There was no question about who flew the suicide planes into the World Trade Center or who shot the school children in Connecticut. This time, though there was no question about who drove the death car, or who came from a distance to brandish their swastikas and weapons, some of our national leaders were quick to argue that there was guilt enough to go around.
As I tried to make sense of the senseless, I remembered an old book first published the year I finished college. Milton Sanford Mayer, an American Jew, a journalist, and a college professor at places like the University of Chicago and the University of Massachusetts, went to Germany a few years after World War II.
Concealing his identity as a Jew, he interviewed several people who had been caught up in the Nazi fervor before and after the war. The central question for each person was, “How could you have fallen prey to the guile of a leader like Adolf Hitler?” Ten of those interviews then served as the basis for his book, “They Thought They Were Free.” A reviewer of a revised edition proclaimed the book “eerily relevant.”
Although their answers varied, a common thread ran through all. They did not become supporters of The Third Reich or members of the National Socialist Party all at once, but gradually. As one man put it, “Once you take step A, it is easier to take step B, and once you take step B….” Another said, “Now you live in a world of hate and fear, and the people who hate and fear do not even know it themselves; when everyone is transformed, no one is transformed. Now you live in a system which rules without responsibility even to God.”
The Place of the Church:
As Hitler was rising to power in the early 1930s, he recognized the church as a potential barrier to his ambitions and sought to effectively neutralize the church by nationalizing it into one subservient body. Courageous Lutheran pastors like Dietrich Bonhoeffer and Martin Niemöller, along with Reform theologian Karl Barth, led a resistance movement resulting in the formation of The Confessing Church.
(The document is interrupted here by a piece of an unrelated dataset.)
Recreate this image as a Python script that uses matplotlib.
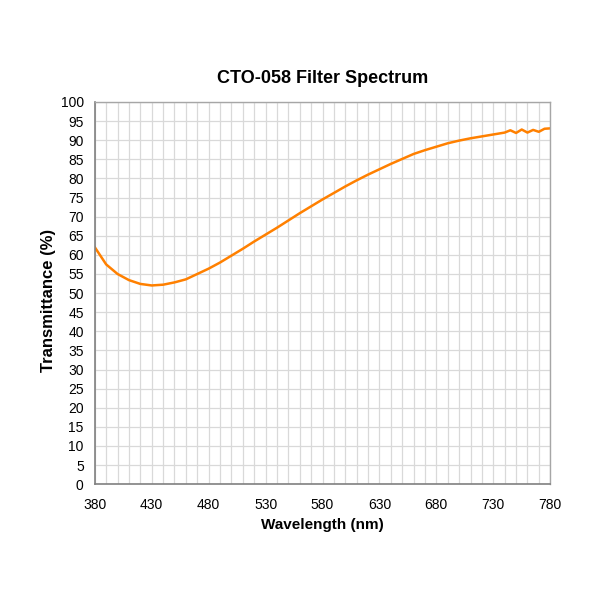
import matplotlib
matplotlib.use("Agg")
import matplotlib.pyplot as plt
import numpy as np

plt.rcParams['font.family'] = ['Liberation Sans', 'DejaVu Sans']

wavelength = [380, 390, 400, 410, 420, 430, 440, 450, 460, 470, 480, 490, 500,
              510, 520, 530, 540, 550, 560, 570, 580, 590, 600, 610, 620, 630,
              640, 650, 660, 670, 680, 690, 700, 710, 720, 730, 740, 745, 750,
              755, 760, 765, 770, 775, 780]
transmittance = [62.0, 57.5, 55.0, 53.4, 52.4, 52.0, 52.2, 52.8, 53.6, 55.0, 56.4,
                 58.0, 59.8, 61.6, 63.5, 65.3, 67.1, 69.0, 70.9, 72.7, 74.5,
                 76.2, 77.9, 79.5, 81.0, 82.4, 83.8, 85.1, 86.4, 87.4, 88.3,
                 89.2, 89.9, 90.5, 91.0, 91.5, 92.0, 92.6, 91.9, 92.8, 92.0,
                 92.7, 92.2, 93.0, 93.1]

fig = plt.figure(figsize=(6, 6), dpi=100)
ax = fig.add_axes([0.158, 0.193, 0.759, 0.637])

ax.plot(wavelength, transmittance, color='#FF8000', linewidth=1.8)

ax.set_xlim(380, 780)
ax.set_ylim(0, 100)
ax.set_xticks(np.arange(380, 781, 50))
ax.set_xticks(np.arange(380, 781, 10), minor=True)
ax.set_yticks(np.arange(0, 101, 5))
ax.grid(True, which='both', color='#d9d9d9', linewidth=0.9)
ax.set_axisbelow(True)
ax.tick_params(which='both', length=0, labelsize=10)
ax.tick_params(axis='x', pad=10)
ax.tick_params(axis='y', pad=8)

for side in ['left', 'bottom']:
    ax.spines[side].set_color('#808080')
    ax.spines[side].set_linewidth(1.2)
for side in ['top', 'right']:
    ax.spines[side].set_color('#a6a6a6')
    ax.spines[side].set_linewidth(1.0)

ax.set_xlabel('Wavelength (nm)', fontsize=11, fontweight='bold', labelpad=4)
ax.set_ylabel('Transmittance (%)', fontsize=12, fontweight='bold')
ax.yaxis.set_label_coords(-0.085, 0.48)
ax.set_title('CTO-058 Filter Spectrum', fontsize=13, fontweight='bold', pad=14)

fig.savefig('out.png', dpi=100)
Some of these courageous pastors, like Bonhoeffer, paid with their lives. Others, like Niemöller, were sent to concentration camps. In a remarkable personal confession, Niemöller observed:
First they came for the Socialists, and I did not speak out — Because I was not a Socialist. Then they came for the Trade Unionists, and I did not speak out — Because I was not a Trade Unionist. Then they came for the Jews, and I did not speak out — Because I was not a Jew. Then they came for me — and there was no one left to speak for me.
While I can, I must speak out against the evil that was Charlottesville and the inflammatory rhetoric that followed. I’ve never been in the Birmingham jail, but it was from one of those cells on April 16, 1963, that Martin Luther King, Jr. wrote, “Injustice anywhere is a threat to justice everywhere.” I say a hearty Amen to Dr. King’s words and humbly accept the challenge to speak out against the evils that produce the Charlottesville’s and Barcelona’s of our time.
Final Thoughts:
I made frequent use of public transportation in my student days. My white skin gave me access to a seat the law did not allow a person of color to occupy. My white skin opened doors of opportunity that were slammed in the faces of equally qualified people who happened to have darker skin. White privilege cannot be denied. White supremacy is a lie that must not be resurrected or perpetuated.
Although Edmund Burke is given credit, there is no evidence that he originated the truth that is so self-evident that authorship is not important:
All that is necessary for the triumph of evil is that good men do nothing.